Finora in questa rubrica ci siamo occupati esclusivamente di microprocessori, il cui termine abbiamo intervallato in maniera interscambiabile con processori e CPU. In realtà i tre termini non sono equivalenti, a meno che il contesto non sia sufficientemente chiaro e non ambiguo da far capire in maniera precisa a cosa ci si sta riferendo.
Quali le differenze, allora? Per processore indichiamo un elemento che processa, cioé un’unità in grado di effettuare delle elaborazioni. Per CPU indichiamo un processore centrale, cioé che occupa posizione centrale / di controllo nel sistema in cui è inserito (ad esempio in un sistema SMP può essere il processore che ha il compito di servire gli interrupt). Infine per microprocessore intendiamo un processore i cui elementi costitutivi siano integrati in un solo pezzo di silicio, cioé in un singolo chip.
Il PDP-11 era un processore, dunque costituito da più chip che concorrevano alla realizzazione dell’intera unità di elaborazione, ma che ha lasciato parlare molto di sé in quanto era molto utilizzato nei mainframe e ha rappresentato per un po’ di anni nell’immaginario collettivo la “macchina programmabile” per eccellenza, quanto a versalità e comodità di sviluppo, che ha influenzato notevolmente il design e lo sviluppo dei successivi microprocessori.
Il suo punto di forza era sicuramente rappresentato dalla capacità di eseguire le operazioni più importanti (come lo spostamento dei dati, la somma, la sottrazione, ecc.) potendo specificare una qualunque modalità d’indirizzamento sia per l’operando sorgente che per quello destinazione, concetto poi ripreso dal TMS9900 di cui abbiamo già parlato.
Il set d’istruzioni era ortogonale, tanto che sia lo stack pointer (SP) che il program counter (PC) facevano parte dei registri general purpose, per cui la generazione del codice da parte dei compilatori risultava semplificata.
Purtroppo essendo dotato di soli 8 registri in totale per i dati, gli indirizzi, lo SP e il PC, per l’implementazione di algoritmi più complessi si doveva far ricorso a variabili temporanee allocate nello stack oppure nei dati, che comportavano di conseguenza una maggior lentezza nell’esecuzione.
Fortunatamente era dotato di una cospicua quantità di modalità d’indirizzamento anche complesse che permettevano di ridurre il numero di istruzioni necessarie, rendendo il codice più compatto.
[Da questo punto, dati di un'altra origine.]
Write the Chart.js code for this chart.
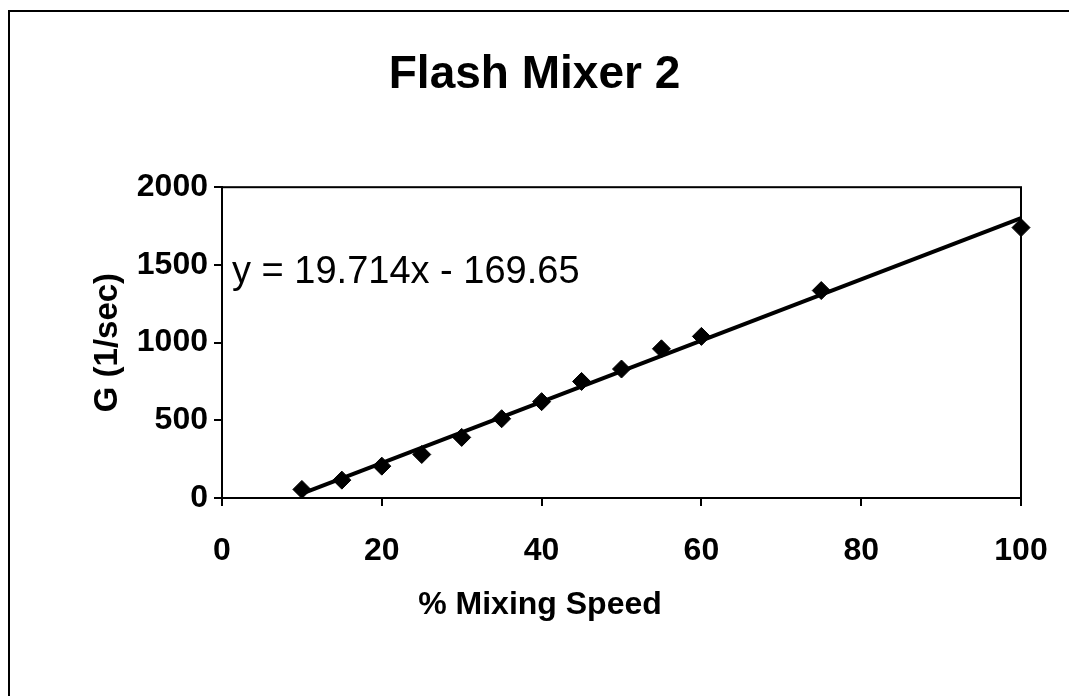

Ad esempio lo stack (e gli stack in generale) veniva implementato facendo ricorso alle modalità di autoincremento e predecremento, che con una sola istruzione consentivano di leggere o scrivere il dato e, contemporaneamente, incrementare o decrementare il registro coinvolto nell’operazione (concetto questo poi ripreso da Motorola col 68000, la cui fortissima ispirazione al PDP-11 è più che evidente).
E’ interessante notare che, a differenza di molti processori come gli x86 e i RISC in generale, anche le operazioni MOVE (o LOAD che dir si voglia) andavano a modificare i flag, e ciò permetteva di evitare una successiva operazione di TEST o COMPARE per controllare se il dato letto fosse zero, diverso da zero, positivo o negativo.
Il PDP-11, insomma, era orientato all’efficienza e alla compattazione del codice, e anche per questo presentava numerose istruzioni. Come da tradizione CISC, del resto, di cui è stato un illustre rappresentante.
Da programmatore MOS 6502 prima e Motorola 68000 poi, non posso non rilevare le tante analogie con questo processore, che nel caso del 68000 sfiorano quasi il plagio, viste tantissime similitudini sia nel tipo e nel nome delle istruzioni, sia nelle modalità d’indirizzamento, e ancora nel formato delle istruzioni (per specificare la modalità d’indirizzamento vengono usati 6 bit: 3 per la modalità vera e propria, e 3 per indicare l’eventuale registro).
Purtroppo questo processore non ha avuto seguito a causa del tempo perso da Digital, che non ha colto velocemente i cambiamenti in corso che vedevano, nei primi anni ’70, un fiorire di nuove architetture grazie all’introduzione del concetto di microprocessore, e che ha permesso di abbattere i costi di progettazione e realizzazione delle CPU.
Soltanto dopo qualche anno introdusse il successore del PDP-11, il VAX (molto noto negli ambienti mainframe e minicomputer), ma ormai Digital aveva perso il mercato più fruttuoso, quello “consumer”, e rimase quindi relegata nella nicchia di mercato in cui aveva sempre dominato.